In a recent study by Officevibe on the “Statistics On The Importance Of Employee Feedback” it was reported that 65% of employees wanted more feedback and that 14.9% lower turnover rates can be experienced in companies that implement regular feedback activities.
So, if feedback is truly that important how can you be sure that you are giving effective feedback to your employees that with motivate and engage them?
I’m sure you have either heard or uttered the following when giving feedback, we all have:
“If you don’t hear from me, then you are doing just fine.”
“The squeaky wheel gets the grease.”
“A self-motivated employee really does not need any feedback.”
“If I provide any positive feedback, my employees will just slack off.”
You certainly are not alone. But here’s some feedback for you: you could be creating an environment that will demoralize and demotivate your employees.
For a person to grow they need feedback; positive feedback to reinforce all the beneficial contributions and impact they have had as an employee and constructive feedback to redirect what is not working well. If someone is working in a vacuum of “feedbacklessness” it is likely their flame of productivity will simply extinguish and any poor behaviors or sub-par performance habits will continue.
Providing effective feedback is critical for each employee’s personal growth and the success of your team.
As a leader, the growth and development of the people on your team is one of the most important roles you have and real growth can only happen if you are providing appropriate reinforcement and effective feedback.
Effective feedback should be:
- Intentional: You should be aware of the actions and behaviors of your employees to reinforce or redirect as needed.
- Specific: Specify the actions, behaviors and results you want to reinforce or redirect.
- Proactive: Schedule regular discussions to check in on issues and provide positive reinforcement. Also, provide on-the-job feedback to immediately resolve an issue or provide well-deserved praise.
- Sincere: Sincerity will build the trust that is required for feedback to be meaningful to an employee.
Effective Feedback should not be:
- Vague: Being too general about what is being reinforce or redirected can only cause confusion and may make the issue worse.
- Emotional: Maintain professionalism and don’t let emotions get involved otherwise the employee may feel personally attacked.
- Reactive: Providing feedback only when and because it is required (i.e. only during the annual review HR requires you to complete) is ineffective and will not provide benefits for anyone involved.
- Artificial: Feigning sincerity inhibits any real intention to truly benefit the employee.

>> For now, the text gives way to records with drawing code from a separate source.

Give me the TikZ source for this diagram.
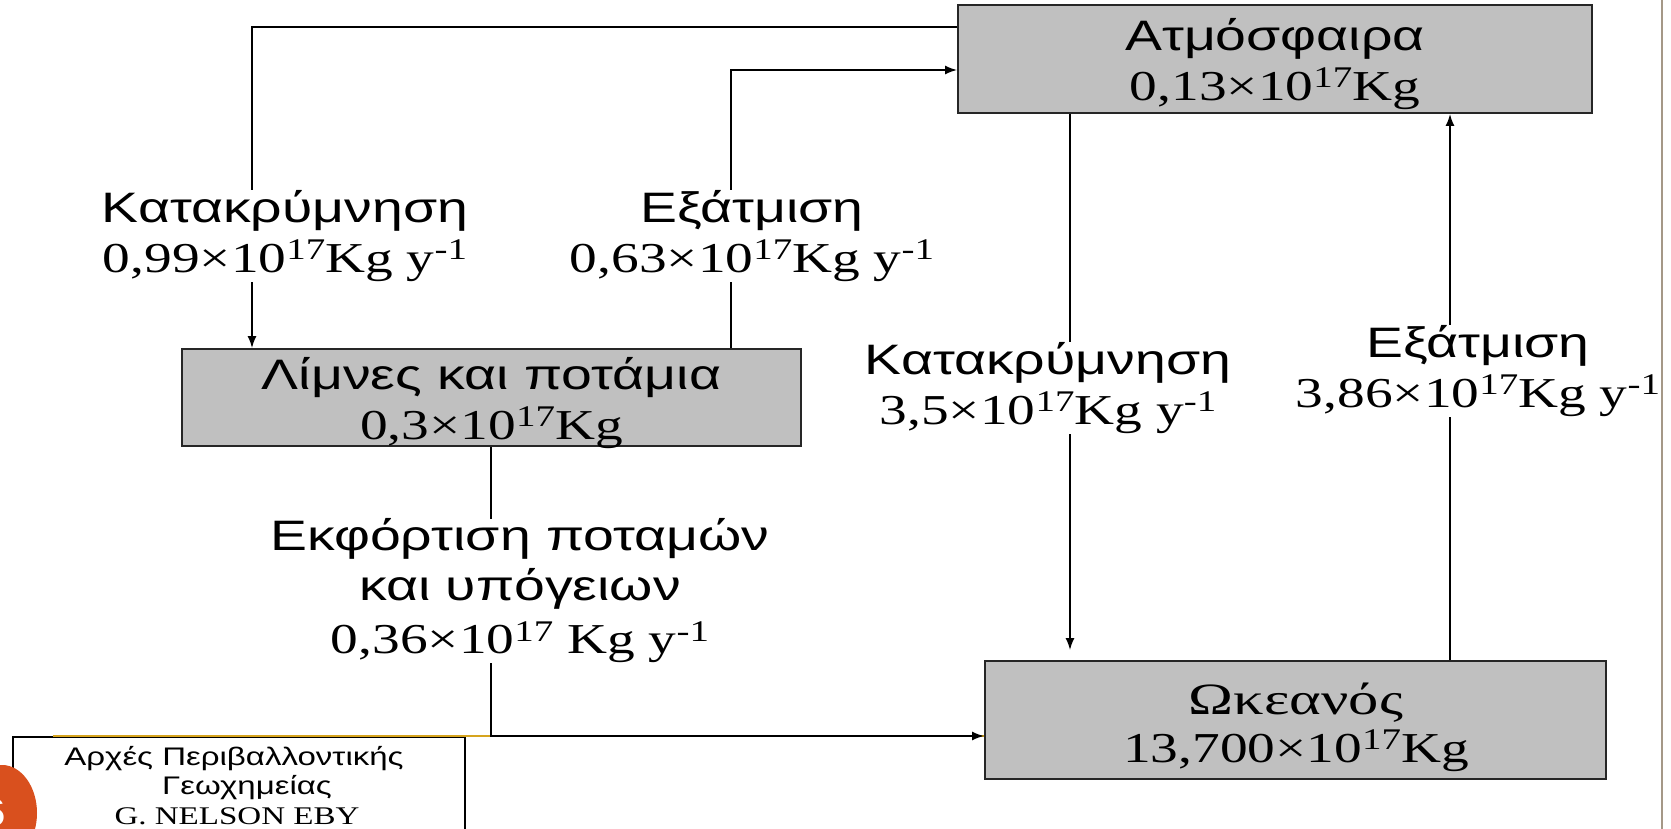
\documentclass[tikz,border=0pt]{standalone}
\usepackage{fontspec}
\setmainfont{Liberation Serif}
\setsansfont{Liberation Sans}
\usepackage{graphicx}
\usetikzlibrary{arrows.meta}
\definecolor{boxgray}{RGB}{192,192,192}
\definecolor{goldline}{RGB}{214,164,30}
\definecolor{slideorange}{RGB}{217,80,30}
\definecolor{edgebrown}{RGB}{165,152,135}
\newcommand{\sw}[1]{\scalebox{1.3}[1]{#1}}
\newcommand{\gk}[1]{\sw{\sffamily #1}}
\newcommand{\nm}[1]{\sw{\rmfamily #1}}
\newcommand{\spr}[1]{\raisebox{0.3em}{\fontsize{15pt}{15pt}\selectfont #1}}
\tikzset{
  box/.style={draw=black!85, line width=1pt, fill=boxgray, inner sep=0pt},
  boxtxt/.style={inner sep=0pt, align=center, font=\fontsize{21.3pt}{25pt}\selectfont},
  lbl/.style={fill=white, inner sep=0pt, align=center, font=\fontsize{21.3pt}{25pt}\selectfont},
  foot/.style={inner sep=0pt, align=center, font=\fontsize{12.7pt}{14.75pt}\selectfont},
  flow/.style={line width=0.75pt, draw=black, -{Latex[length=6pt,width=4.5pt]}},
}
\begin{document}
\begin{tikzpicture}[x=0.5pt,y=-0.5pt]
\useasboundingbox (0,0) rectangle (1671,829);
\clip (0,0) rectangle (1671,829);
% slide decorations
\draw[line width=1.2pt, edgebrown] (1662,0) -- (1662,829);
\node[draw=black, line width=0.75pt, anchor=north west, minimum width=226pt, minimum height=60pt, inner sep=0pt] (footbox) at (12,736) {};
\draw[line width=0.9pt, goldline] (53,736) -- (985,736);
\fill[slideorange] (2,813) ellipse [x radius=35, y radius=48];
\node[anchor=base east, inner sep=0pt, text=white, font=\fontsize{20pt}{22pt}\sffamily] (pagenum) at (7,826) {\sw{6}};
% boxes
\node[box, minimum width=317pt, minimum height=54pt] (atm) at (1275,59) {};
\node[box, minimum width=309.5pt, minimum height=48.5pt] (lakes) at (491.5,397.5) {};
\node[box, minimum width=310.5pt, minimum height=59pt] (ocean) at (1295.5,720) {};
\node[boxtxt] (atmtxt) at (1275,64) {\gk{Ατμόσφαιρα}\\\nm{0,13×10\spr{17}Kg}};
\node[boxtxt] (lakestxt) at (491.5,403) {\gk{Λίμνες και ποτάμια}\\\nm{0,3×10\spr{17}Kg}};
\node[boxtxt] (oceantxt) at (1296,727) {\scalebox{1.42}[1.05]{\rmfamily Ωκεανός}\\[-1pt]\nm{13,700×10\spr{17}Kg}};
% connectors
\coordinate (precipend) at (1070,650);
\draw[flow] (atm.west |- 0,27) -| (lakes.north -| 252,0);
\draw[flow] (lakes.north -| 731,0) |- (atm.west |- 0,70);
\draw[flow] (atm.south -| 1070,0) -- (precipend);
\draw[flow] (ocean.north -| 1450,0) -- (atm.south -| 1450,0);
\draw[flow] (lakes.south -| 491,0) |- (ocean.west |- 0,736);
% labels
\node[lbl] (l1) at (285,236) {\gk{Κατακρύμνηση}\\\nm{0,99×10\spr{17}Kg y\spr{-1}}};
\node[lbl] (l2) at (752,236) {\gk{Εξάτμιση}\\\nm{0,63×10\spr{17}Kg y\spr{-1}}};
\node[lbl] (l3) at (1048,388) {\gk{Κατακρύμνηση}\\\nm{3,5×10\spr{17}Kg y\spr{-1}}};
\node[lbl] (l4) at (1478,371) {\gk{Εξάτμιση}\\\nm{3,86×10\spr{17}Kg y\spr{-1}}};
\node[lbl] (l5) at (520,591) {\gk{Εκφόρτιση ποταμών}\\\gk{και υπόγειων}\\[1.5pt]\nm{0,36×10\spr{17} Kg y\spr{-1}}};
% footer text
\node[foot] (f1) at (234,759) {\gk{Αρχές Περιβαλλοντικής}};
\node[foot] (f2) at (247,788) {\gk{Γεωχημείας}};
\node[foot] (f3) at (237,816) {\nm{G. NELSON EBY}};
\end{tikzpicture}
\end{document}
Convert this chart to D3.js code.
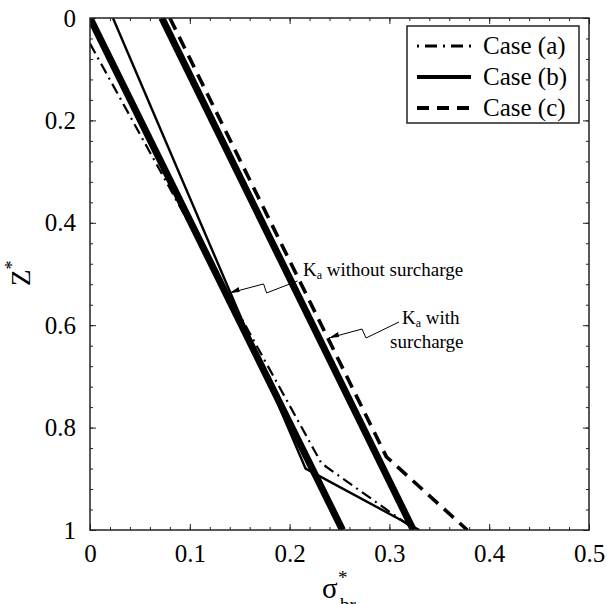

The following is an example of sincere, proactive, effective feedback from a manager:
“I regularly hear from your employees that they truly believe you always have their best interest in mind by regularly showing them genuine appreciation for their successes and contributions, but you are also willing to provide them “tough love” if they need to hear something they could improve on or should change. Your team is consistently out performing others and I would like for you to help our company create and reinforce a similar culture with other teams. As a result I would to offer you a position of…”
As a manager and leader, establishing a culture of consistent reinforcement and constructive feedback in an honest, sincere and supportive manner is a gift that will significantly increase the development of your team members, along with their ability to positively impact the achievement of your organizational goals and objectives.